Today, the Sixth Circuit Court of Appeals stopped the U.S. Environmental Protection Agency and the U.S. Army Corps of Engineers from implementing the new federal rule defining waters of the U.S., sometimes known as the WOTUS rule.
The controversial rule, first proposed as a draft rule in 2014 and legally effective on August 28, 2015, redefines the waters that are subject to the federal Clean Water Act.
The Clean Water Act regulates discharges into waters of the U.S. and the quality of those waters under programs best known by their acronyms: the NPDES program and TMDL program.
Most significant for Florida, the WOTUS rule would decide what waters are considered federal wetlands. Such wetlands require a permit from the Corps before they can be altered, and also involve review under the Endangered Species Act.
Many states, local governments, business owners and farmers voiced disagreement over the apparent breadth of the rule’s coverage and filed numerous legal challenges to the rule around the country. Most of those legal cases were consolidated in the Sixth Circuit Court of Appeals.

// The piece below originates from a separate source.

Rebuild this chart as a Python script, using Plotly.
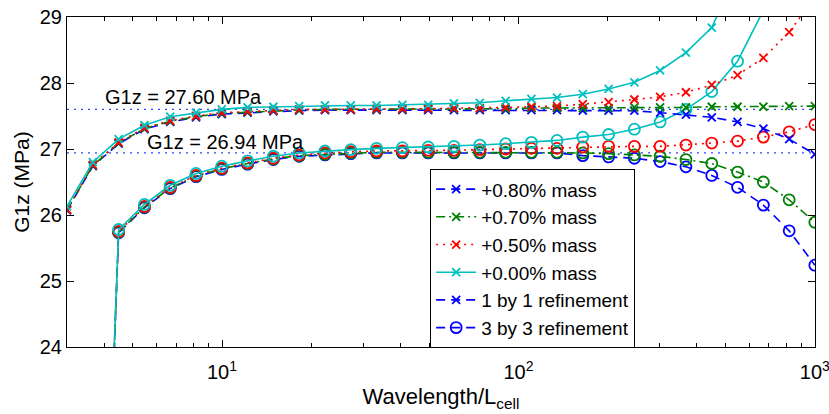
import plotly.graph_objects as go

# ---------------- data ----------------
wavelength = [3.000, 3.666, 4.480, 5.474, 6.689, 8.174, 9.980, 12.195, 14.902, 18.210,
              22.252, 27.192, 33.228, 40.604, 49.617, 60.632, 74.091, 90.538, 110.64, 134.93,
              164.87, 201.47, 246.16, 300.66, 367.41, 448.96, 548.62, 670.40, 819.21, 1000.0]

# 1 by 1 refinement (x markers)
g1_1x1_080 = [26.07, 26.74, 27.08, 27.30, 27.41, 27.48, 27.53, 27.55, 27.57, 27.58,
              27.59, 27.59, 27.59, 27.59, 27.59, 27.59, 27.59, 27.59, 27.59, 27.59,
              27.58, 27.58, 27.58, 27.55, 27.52, 27.48, 27.41, 27.31, 27.15, 26.92]
g1_1x1_070 = [26.08, 26.75, 27.09, 27.31, 27.42, 27.49, 27.54, 27.56, 27.58, 27.59,
              27.60, 27.60, 27.60, 27.60, 27.61, 27.61, 27.61, 27.61, 27.62, 27.62,
              27.62, 27.62, 27.63, 27.63, 27.63, 27.64, 27.64, 27.64, 27.65, 27.65]
g1_1x1_050 = [26.08, 26.76, 27.10, 27.32, 27.43, 27.50, 27.55, 27.57, 27.59, 27.60,
              27.60, 27.60, 27.61, 27.61, 27.61, 27.62, 27.62, 27.63, 27.64, 27.65,
              27.68, 27.71, 27.75, 27.79, 27.86, 27.97, 28.12, 28.38, 28.77, 29.30]
g1_1x1_000 = [26.13, 26.80, 27.15, 27.36, 27.49, 27.55, 27.60, 27.63, 27.64, 27.65,
              27.66, 27.66, 27.66, 27.67, 27.67, 27.69, 27.70, 27.73, 27.76, 27.78,
              27.83, 27.91, 28.01, 28.19, 28.46, 28.84, 29.70, 30.80, 32.40, 35.00]

# 3 by 3 refinement (circle markers), starting at the second wavelength
wavelength_3x3 = wavelength[1:]
g1_3x3_080 = [15.30, 25.73, 26.11, 26.40, 26.58, 26.69, 26.77, 26.84, 26.89, 26.91,
              26.93, 26.94, 26.94, 26.94, 26.94, 26.94, 26.94, 26.94, 26.94, 26.90,
              26.88, 26.86, 26.81, 26.73, 26.60, 26.42, 26.15, 25.76, 25.24]
g1_3x3_070 = [15.30, 25.74, 26.12, 26.41, 26.59, 26.70, 26.78, 26.85, 26.90, 26.92,
              26.94, 26.95, 26.95, 26.95, 26.95, 26.95, 26.95, 26.95, 26.95, 26.94,
              26.93, 26.91, 26.89, 26.84, 26.78, 26.65, 26.50, 26.23, 25.89]
g1_3x3_050 = [15.30, 25.75, 26.13, 26.42, 26.60, 26.71, 26.79, 26.86, 26.91, 26.94,
              26.96, 26.97, 26.97, 26.98, 26.98, 26.99, 27.00, 27.01, 27.01, 27.03,
              27.04, 27.04, 27.04, 27.06, 27.09, 27.12, 27.18, 27.26, 27.37]
g1_3x3_000 = [15.40, 25.78, 26.16, 26.45, 26.63, 26.74, 26.82, 26.89, 26.94, 26.97,
              26.99, 27.01, 27.02, 27.03, 27.04, 27.06, 27.08, 27.10, 27.13, 27.18,
              27.22, 27.30, 27.41, 27.60, 27.87, 28.33, 29.10, 30.20, 31.80]

mass_labels = ["+0.80% mass", "+0.70% mass", "+0.50% mass", "+0.00% mass"]
refinement_labels = ["1 by 1 refinement", "3 by 3 refinement"]
ref_values = [27.60, 26.94]
ref_labels = ["G1z = 27.60 MPa", "G1z = 26.94 MPa"]
x_range = [3, 1000]
y_range = [24, 29]
x_tickvals = [10, 100, 1000]
x_ticktext = ["10<sup>1</sup>", "10<sup>2</sup>", "10<sup>3</sup>"]
x_minor = [3, 4, 5, 6, 7, 8, 9, 20, 30, 40, 50, 60, 70, 80, 90,
           200, 300, 400, 500, 600, 700, 800, 900]
y_tickvals = [24, 25, 26, 27, 28, 29]

# ---------------- styles ----------------
FONT = "Liberation Sans, Arial, Helvetica, sans-serif"
FS = 20
LEG_FS = 19
colors = ["#0000FF", "#008000", "#FF0000", "#00BFBF"]
dashes = ["9px,6px", "9px,4px,2px,4px", "2px,5px", "solid"]
LW = 1.6

fig = go.Figure()

# reference dotted lines
for v in ref_values:
    fig.add_trace(go.Scatter(x=x_range, y=[v, v], mode="lines",
                             line=dict(color="#3344FF", width=1.3, dash="2px,5px"),
                             showlegend=False, hoverinfo="skip"))

series_1x1 = [g1_1x1_080, g1_1x1_070, g1_1x1_050, g1_1x1_000]
series_3x3 = [g1_3x3_080, g1_3x3_070, g1_3x3_050, g1_3x3_000]

for i, ys in enumerate(series_3x3):
    fig.add_trace(go.Scatter(
        x=wavelength_3x3, y=ys, mode="lines+markers",
        line=dict(color=colors[i], width=LW, dash=dashes[i]),
        marker=dict(symbol="circle-open", size=11, color=colors[i],
                    line=dict(width=1.8, color=colors[i])),
        showlegend=False))

for i, ys in enumerate(series_1x1):
    fig.add_trace(go.Scatter(
        x=wavelength, y=ys, mode="lines+markers", name=mass_labels[i],
        line=dict(color=colors[i], width=LW, dash=dashes[i]),
        marker=dict(symbol="x-thin-open", size=8, color=colors[i],
                    line=dict(width=1.8, color=colors[i])),
        legendrank=i + 1))

# legend-only entries for refinement
fig.add_trace(go.Scatter(
    x=[None], y=[None], mode="lines+markers", name=refinement_labels[0],
    line=dict(color=colors[0], width=LW, dash=dashes[0]),
    marker=dict(symbol="x-thin-open", size=8, color=colors[0],
                line=dict(width=1.8, color=colors[0])),
    legendrank=5))
fig.add_trace(go.Scatter(
    x=[None], y=[None], mode="lines+markers", name=refinement_labels[1],
    line=dict(color=colors[0], width=LW, dash=dashes[0]),
    marker=dict(symbol="circle-open", size=11, color=colors[0],
                line=dict(width=1.8, color=colors[0])),
    legendrank=6))

# annotations
fig.add_annotation(x=0.598, y=27.795, xref="x", yref="y", text=ref_labels[0],
                   showarrow=False, xanchor="left", yanchor="middle",
                   font=dict(family=FONT, size=FS, color="black"))
fig.add_annotation(x=0.740, y=27.11, xref="x", yref="y", text=ref_labels[1],
                   showarrow=False, xanchor="left", yanchor="middle",
                   font=dict(family=FONT, size=FS, color="black"))

axis_common = dict(showline=True, linecolor="black", linewidth=1, mirror="ticks",
                   ticks="inside", ticklen=7, tickcolor="black", showgrid=False,
                   zeroline=False, automargin=False, ticklabeloverflow="allow",
                   tickfont=dict(family=FONT, size=FS, color="black"))

fig.update_xaxes(type="log", range=[0.47712, 3.0005], tickvals=x_tickvals, ticktext=x_ticktext,
                 ticklabelstandoff=7,
                 minor=dict(tickvals=x_minor, ticks="inside", ticklen=4, tickcolor="black",
                            showgrid=False),
                 title=dict(text="Wavelength/L<sub>cell</sub>",
                            font=dict(family=FONT, size=22, color="black"), standoff=6),
                 **axis_common)
fig.update_yaxes(range=y_range, tickvals=y_tickvals,
                 title=dict(text="G1z (MPa)", font=dict(family=FONT, size=21, color="black"),
                            standoff=4),
                 **axis_common)

fig.update_layout(
    template="none",
    width=829, height=414,
    margin=dict(l=67, r=14, t=17, b=67),
    plot_bgcolor="white", paper_bgcolor="white",
    font=dict(family=FONT, size=FS, color="black"),
    legend=dict(x=0.4855, y=0.5386, xanchor="left", yanchor="top",
                bgcolor="white", bordercolor="black", borderwidth=1,
                font=dict(family=FONT, size=LEG_FS, color="black"),
                itemwidth=40, tracegroupgap=0),
)

fig.write_html("out.html", config={"displayModeBar": False},
               post_script="document.body.style.margin='0';document.body.style.padding='0';")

Challengers sought to stay the rule from implementation while the legal cases were resolved before the courts.
On Friday, Oct. 9, the Sixth Circuit Court of Appeals ruled in favor of the challengers on the stay.
The court focused on the multiple portions of the rule that used fixed distances from some waters to determine that other waters within those distances were per se "waters of the U.S." Specifically, the court believed that the challengers were likely to prevail in their challenges against those distance limitations because it found those distance limitations inconsistent with recent Supreme Court precedent, procedurally flawed, and lacking scientific support.
Although the court left open the possibility that further litigation may resolve challengers' concerns, it concluded that the federal agencies had not persuasively rebutted the challengers’ arguments. The procedural flaws are most problematic for the EPA and the Corps because legal doctrines do not provide the agencies with any judicial deference on procedural issues, unlike policy and scientific issues.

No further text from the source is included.